Around that time, sword-bill hats became rarer than hens’ teeth. “In the 1980s, I went up to Nova Scotia to hunt and research the local swordfishing,” Russ writes. “I was told that they could no longer get the long-billed swordfishing caps, so when I got home, I mailed a couple of them up there, as we could still obtain them.”
But a long-billed cap shortage had already been developing in New England. Back in 2012, I wrote: “My father, were he alive today, would still be toppling grocery-store orange pyramids with the tip of his long-billed cap because he wore his everywhere, including on a swordfishing ‘stick boat’ and at more than one dinner party.”
In the fall of 1972, a shopper asked my father where he’d bought his swordfisherman’s hat; she wanted to give one to her father, but found them unavailable in dry-goods stores. Dad secured two of them and mailed them to her with a letter to her father. A few weeks later, a package arrived containing a signed 50th-anniversary edition of “Piloting, Seamanship and Small Boat Handling” by seamanship authority Charles F. Chapman and a warm letter from the hallowed recipient of the longbills.
Today, these caps can be found online, in various iterations and color schemes, by searching for “long-billed swordfishing hats,” but check out Quaker Marine Supply (established in 1949), in Brooklyn, N.Y., for classic, swordfishery-worthy interpretations – and provocative history of the design, including a hot clue as to its origin. “During World War II, canvas longbills were issued to sun-scorched U.S. troops in the South Pacific,” Quaker Marine writes. “As those veterans and others came of age, QMS helped the leisure crowd rediscover the style.”
So what’s the hook here? Two-thousand-year-old sunglasses? Ninety-year-old, long-billed caps? It all boils down to the beauty, simplicity and positivity of the word “tool,” Webster’s Definition No. 5, which reads: “anything used as a means of accomplishing a task or purpose.”
Points East is 25 years old this year. This salty periodical was conceived by founding Editor Sandy Marsters, founding Marketing Director Bernie Wideman, and founding (and still) Art Director John Gold to be a helpful and pleasant tool – Swiss Army-like in its variety of functions – for New England’s recreational mariners.
Like the prototype sunglasses and swordfishing caps, the little magazine, under the aegis of Publisher Joe Burke and his wife Joanne, also has evolved, quietly and incrementally – through a need, a purpose, and a thoughtful premise – to this silver-anniversary milestone.

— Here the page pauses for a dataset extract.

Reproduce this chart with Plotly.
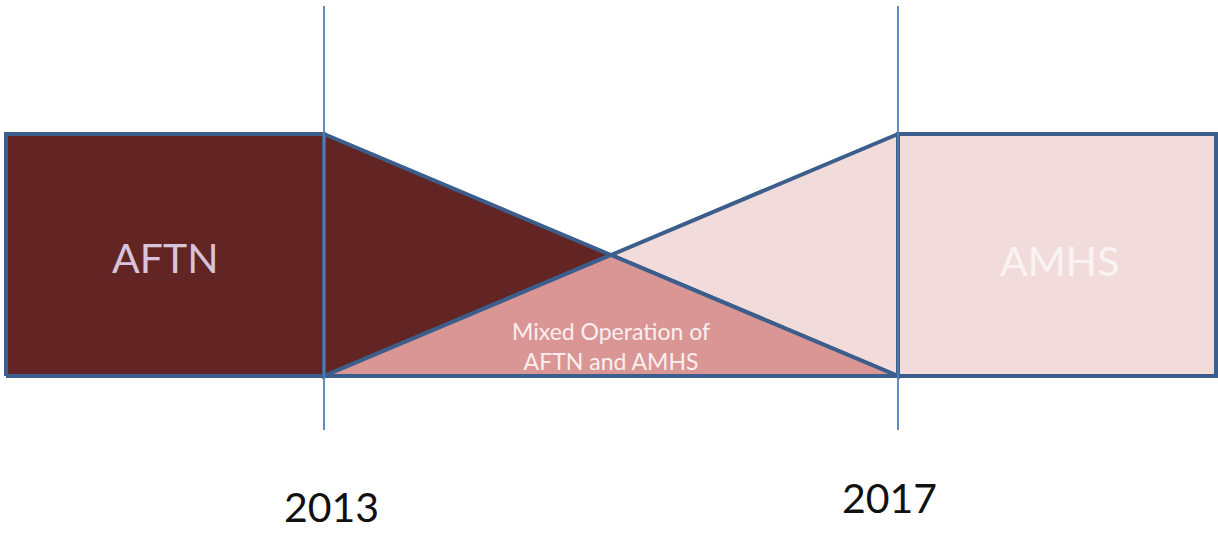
import plotly.graph_objects as go

# Data
years = [2013, 2017]
year_labels = ["2013", "2017"]
phases = ["AFTN", "Mixed Operation of<br>AFTN and AMHS", "AMHS"]
phase_span = 2.216  # years shown before first / after last milestone

# Styling
DARK = "#632523"
LIGHT = "#F2DCDB"
MID = "#D99694"
EDGE = "#3B5E8C"
VLINE = "#4F81BD"
FONT = "Lato, Open Sans, sans-serif"

y0, y1 = 0.0, 1.0  # band bottom / top
ymid = (y0 + y1) / 2
x_start = years[0] - phase_span
x_end = years[1] + phase_span
x_cross = (years[0] + years[1]) / 2

fig = go.Figure()

def poly(xs, ys, fill):
    fig.add_trace(go.Scatter(x=xs, y=ys, mode="lines", fill="toself",
                             fillcolor=fill, line=dict(color=EDGE, width=4),
                             hoverinfo="skip", showlegend=False))

# AFTN rectangle
poly([x_start, years[0], years[0], x_start, x_start], [y0, y0, y1, y1, y0], DARK)
# AMHS rectangle
poly([years[1], x_end, x_end, years[1], years[1]], [y0, y0, y1, y1, y0], LIGHT)
# transition triangles
poly([years[0], x_cross, years[0], years[0]], [y1, ymid, y0, y1], DARK)
poly([years[1], x_cross, years[1], years[1]], [y1, ymid, y0, y1], LIGHT)
poly([years[0], x_cross, years[1], years[0]], [y0, ymid, y0, y0], MID)

# vertical milestone lines
for yr in years:
    fig.add_trace(go.Scatter(x=[yr, yr], y=[-0.223, 1.529], mode="lines",
                             line=dict(color=VLINE, width=1.8),
                             hoverinfo="skip", showlegend=False))

# phase labels
fig.add_annotation(x=(x_start + years[0]) / 2, y=0.488, text=phases[0], showarrow=False,
                   font=dict(family=FONT, size=41, color="#D8C4DA"))
fig.add_annotation(x=(years[1] + x_end) / 2 + 0.02, y=0.479, text=phases[2], showarrow=False,
                   font=dict(family=FONT, size=41, color="#FAF3F3"))
fig.add_annotation(x=x_cross, y=0.124, text=phases[1], showarrow=False,
                   font=dict(family=FONT, size=23, color="#FBEFEF"))

# year labels
fig.add_annotation(x=years[0] + 0.05, y=-0.54, text=year_labels[0], showarrow=False,
                   font=dict(family=FONT, size=41, color="#111111"))
fig.add_annotation(x=years[1] - 0.056, y=-0.50, text=year_labels[1], showarrow=False,
                   font=dict(family=FONT, size=41, color="#111111"))

# pixel mapping: x 324 -> 2013, 898 -> 2017 ; y 376 -> 0, 134 -> 1
ppx = (898 - 324) / (years[1] - years[0])
ppy = 376 - 134
fig.update_layout(
    width=1218, height=533,
    margin=dict(l=0, r=0, t=0, b=0),
    paper_bgcolor="white", plot_bgcolor="white",
    xaxis=dict(range=[years[0] - 324 / ppx, years[1] + (1218 - 898) / ppx],
               visible=False, fixedrange=True),
    yaxis=dict(range=[-(533 - 376) / ppy, 376 / ppy],
               visible=False, fixedrange=True),
)

fig.write_html("out.html",
               config={"displayModeBar": False},
               post_script="document.body.style.margin='0';document.body.style.overflow='hidden';")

Whatever the future holds, what is perceived as nerdy today, in all likelihood will again be seen as a cool and purposeful contrivance. “Sometimes, when you have the courage to choose functionality over fashion, you wind up back at fashion’s doorstep,” proclaims Quaker Marine. As my father can attest, the swordbill hat can, at the very least, win friends and signed copies of the iconic seamanship guide. Russ Cleary and I may find even earlier images of long-billed caps in offshore-fishery use. And the basic values of the Points East tool will endure.
Nim Marsh is a former editor of Points East.